» DESCRIPTION OF THE TASK
Repeat the material verbatim and drop the pictures.

» SUPPLIED MATERIAL

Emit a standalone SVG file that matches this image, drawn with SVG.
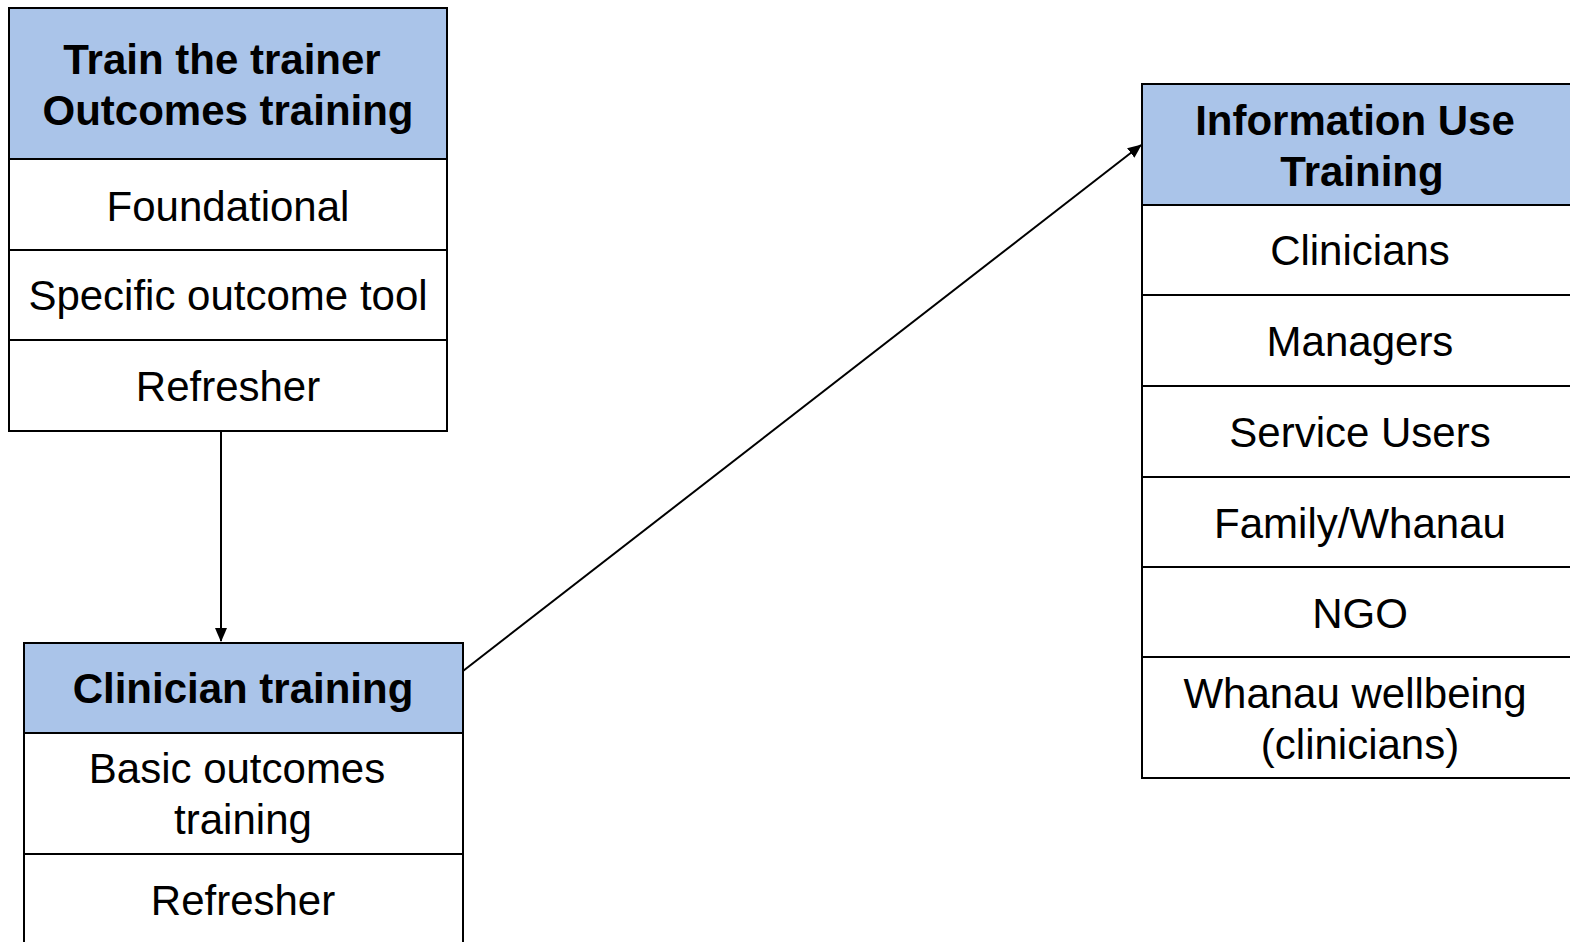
<svg xmlns="http://www.w3.org/2000/svg" width="1570" height="942" viewBox="0 0 1570 942">
<style>
.hdr{fill:#aac4e9;stroke:#000;stroke-width:2}
.row{fill:#fff;stroke:#000;stroke-width:2}
.t{font-family:"Liberation Sans",Arial,sans-serif;font-size:42px;fill:#000;text-anchor:middle}
.b{font-weight:bold}
.c{stroke:#000;stroke-width:2;fill:none}
</style>
<defs>
<marker id="ah" markerWidth="14" markerHeight="12" refX="13" refY="6" orient="auto" markerUnits="userSpaceOnUse">
<path d="M0,0 L14,6 L0,12 z" fill="#000"/>
</marker>
</defs>
<rect width="1570" height="942" fill="#fff"/>
<g id="connectors">
<line class="c" x1="221" y1="432" x2="221" y2="641" marker-end="url(#ah)"/>
<line class="c" x1="463" y1="671" x2="1141" y2="145" marker-end="url(#ah)"/>
</g>
<g id="train-the-trainer">
<rect class="hdr" x="9" y="8" width="438" height="151"/>
<rect class="row" x="9" y="159" width="438" height="91"/>
<rect class="row" x="9" y="250" width="438" height="90"/>
<rect class="row" x="9" y="340" width="438" height="91"/>
<text class="t b" x="222" y="74">Train the trainer</text>
<text class="t b" x="228" y="125">Outcomes training</text>
<text class="t" x="228" y="221">Foundational</text>
<text class="t" x="228" y="310">Specific outcome tool</text>
<text class="t" x="228" y="401">Refresher</text>
</g>
<g id="clinician-training">
<rect class="hdr" x="24" y="643" width="439" height="90"/>
<rect class="row" x="24" y="733" width="439" height="121"/>
<rect class="row" x="24" y="854" width="439" height="100"/>
<text class="t b" x="243" y="703">Clinician training</text>
<text class="t" x="237" y="783">Basic outcomes</text>
<text class="t" x="243" y="834">training</text>
<text class="t" x="243" y="915">Refresher</text>
</g>
<g id="information-use-training">
<rect class="hdr" x="1142" y="84" width="440" height="121"/>
<rect class="row" x="1142" y="205" width="440" height="90"/>
<rect class="row" x="1142" y="295" width="440" height="91"/>
<rect class="row" x="1142" y="386" width="440" height="91"/>
<rect class="row" x="1142" y="477" width="440" height="90"/>
<rect class="row" x="1142" y="567" width="440" height="90"/>
<rect class="row" x="1142" y="657" width="440" height="121"/>
<text class="t b" x="1355" y="135">Information Use</text>
<text class="t b" x="1362" y="186">Training</text>
<text class="t" x="1360" y="265">Clinicians</text>
<text class="t" x="1360" y="356">Managers</text>
<text class="t" x="1360" y="447">Service Users</text>
<text class="t" x="1360" y="538">Family/Whanau</text>
<text class="t" x="1360" y="628">NGO</text>
<text class="t" x="1355" y="708">Whanau wellbeing</text>
<text class="t" x="1360" y="759">(clinicians)</text>
</g>
</svg>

» TASK OUTPUT
Emit a standalone SVG file that matches this image, drawn with SVG.
<svg xmlns="http://www.w3.org/2000/svg" width="1570" height="942" viewBox="0 0 1570 942">
<style>
.hdr{fill:#aac4e9;stroke:#000;stroke-width:2}
.row{fill:#fff;stroke:#000;stroke-width:2}
.t{font-family:"Liberation Sans",Arial,sans-serif;font-size:42px;fill:#000;text-anchor:middle}
.b{font-weight:bold}
.c{stroke:#000;stroke-width:2;fill:none}
</style>
<defs>
<marker id="ah" markerWidth="14" markerHeight="12" refX="13" refY="6" orient="auto" markerUnits="userSpaceOnUse">
<path d="M0,0 L14,6 L0,12 z" fill="#000"/>
</marker>
</defs>
<rect width="1570" height="942" fill="#fff"/>
<g id="connectors">
<line class="c" x1="221" y1="432" x2="221" y2="641" marker-end="url(#ah)"/>
<line class="c" x1="463" y1="671" x2="1141" y2="145" marker-end="url(#ah)"/>
</g>
<g id="train-the-trainer">
<rect class="hdr" x="9" y="8" width="438" height="151"/>
<rect class="row" x="9" y="159" width="438" height="91"/>
<rect class="row" x="9" y="250" width="438" height="90"/>
<rect class="row" x="9" y="340" width="438" height="91"/>
<text class="t b" x="222" y="74">Train the trainer</text>
<text class="t b" x="228" y="125">Outcomes training</text>
<text class="t" x="228" y="221">Foundational</text>
<text class="t" x="228" y="310">Specific outcome tool</text>
<text class="t" x="228" y="401">Refresher</text>
</g>
<g id="clinician-training">
<rect class="hdr" x="24" y="643" width="439" height="90"/>
<rect class="row" x="24" y="733" width="439" height="121"/>
<rect class="row" x="24" y="854" width="439" height="100"/>
<text class="t b" x="243" y="703">Clinician training</text>
<text class="t" x="237" y="783">Basic outcomes</text>
<text class="t" x="243" y="834">training</text>
<text class="t" x="243" y="915">Refresher</text>
</g>
<g id="information-use-training">
<rect class="hdr" x="1142" y="84" width="440" height="121"/>
<rect class="row" x="1142" y="205" width="440" height="90"/>
<rect class="row" x="1142" y="295" width="440" height="91"/>
<rect class="row" x="1142" y="386" width="440" height="91"/>
<rect class="row" x="1142" y="477" width="440" height="90"/>
<rect class="row" x="1142" y="567" width="440" height="90"/>
<rect class="row" x="1142" y="657" width="440" height="121"/>
<text class="t b" x="1355" y="135">Information Use</text>
<text class="t b" x="1362" y="186">Training</text>
<text class="t" x="1360" y="265">Clinicians</text>
<text class="t" x="1360" y="356">Managers</text>
<text class="t" x="1360" y="447">Service Users</text>
<text class="t" x="1360" y="538">Family/Whanau</text>
<text class="t" x="1360" y="628">NGO</text>
<text class="t" x="1355" y="708">Whanau wellbeing</text>
<text class="t" x="1360" y="759">(clinicians)</text>
</g>
</svg>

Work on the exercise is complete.